The code below is used to scrape the posts from our selected subreddits, and outputs them into .csv files for further processing.

In [None]:
# specify urls of the apis we are going to use

url1 = 'https://www.reddit.com/r/techsupport.json'
url2 = 'https://www.reddit.com/r/pcgamingtechsupport.json'

urls = [url1, url2]

In [None]:
# below code builds the pandas DataFrames from the jsons of the respective subreddits

for index, url in enumerate(urls):
    
    posts = []
    after = None

    # run the loop 40 times to obtain 1000 posts    
    for a in range(40):
        if after == None:
            current_url = url
        else:
            current_url = url + '?after=' + after
        print(current_url)
        res = requests.get(current_url, headers={'User-agent': 'Pony Inc 1.0'})
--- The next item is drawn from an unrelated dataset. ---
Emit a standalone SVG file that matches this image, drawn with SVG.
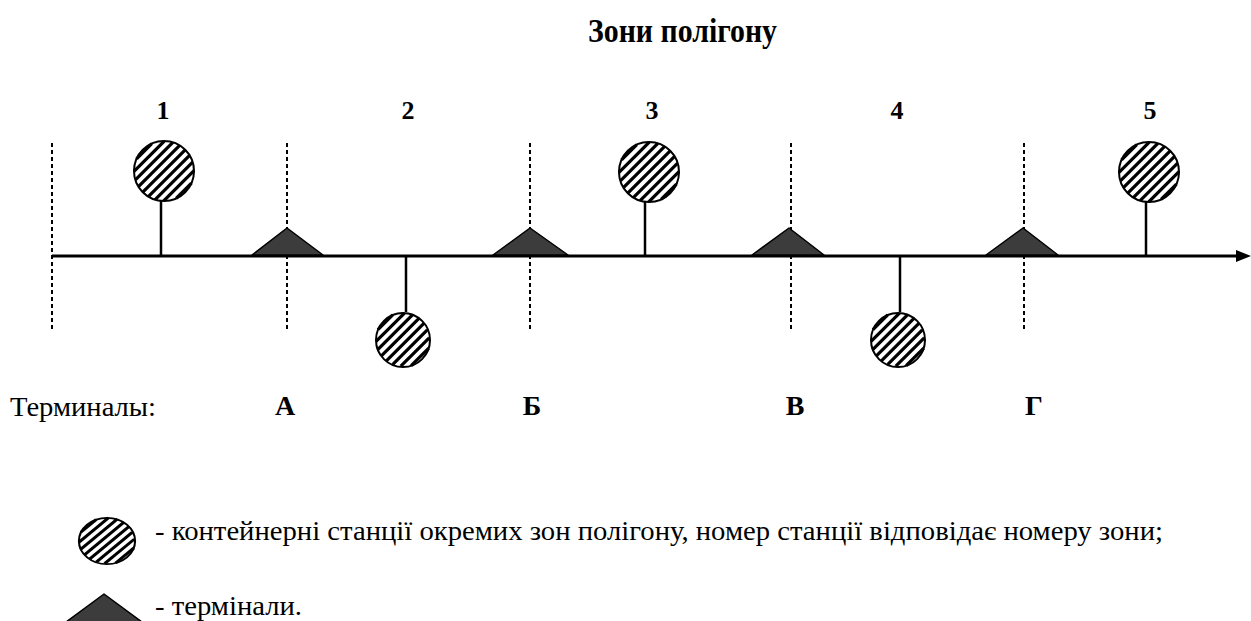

        if res.status_code != 200:
            print('Status error', res.status_code)
            break

        # builds dictionary of posts sequentially           
        current_dict = res.json()
        current_posts = [p['data'] for p in current_dict['data']['children']]
        posts.extend(current_posts)
        after = current_dict['data']['after']

        # concatenates the existing and new dataframes, and output to the same .csv each time the loop runs 
        # in case the code breaks halfway         
        if a > 0:
            prev_posts = pd.read_csv(str(index)+'.csv')
            current_df = pd.DataFrame(current_posts)
            new_df = pd.concat([prev_posts, current_df])
            new_df.to_csv(str(index)+'.csv', index = False)
        
        # first time the loop is run, output to a .csv file 
        else:
            pd.DataFrame(posts).to_csv(str(index)+'.csv', index = False)

        # generate a random sleep duration to look more 'natural'
        sleep_duration = random.randint(2,45)
        print(sleep_duration)
        time.sleep(sleep_duration)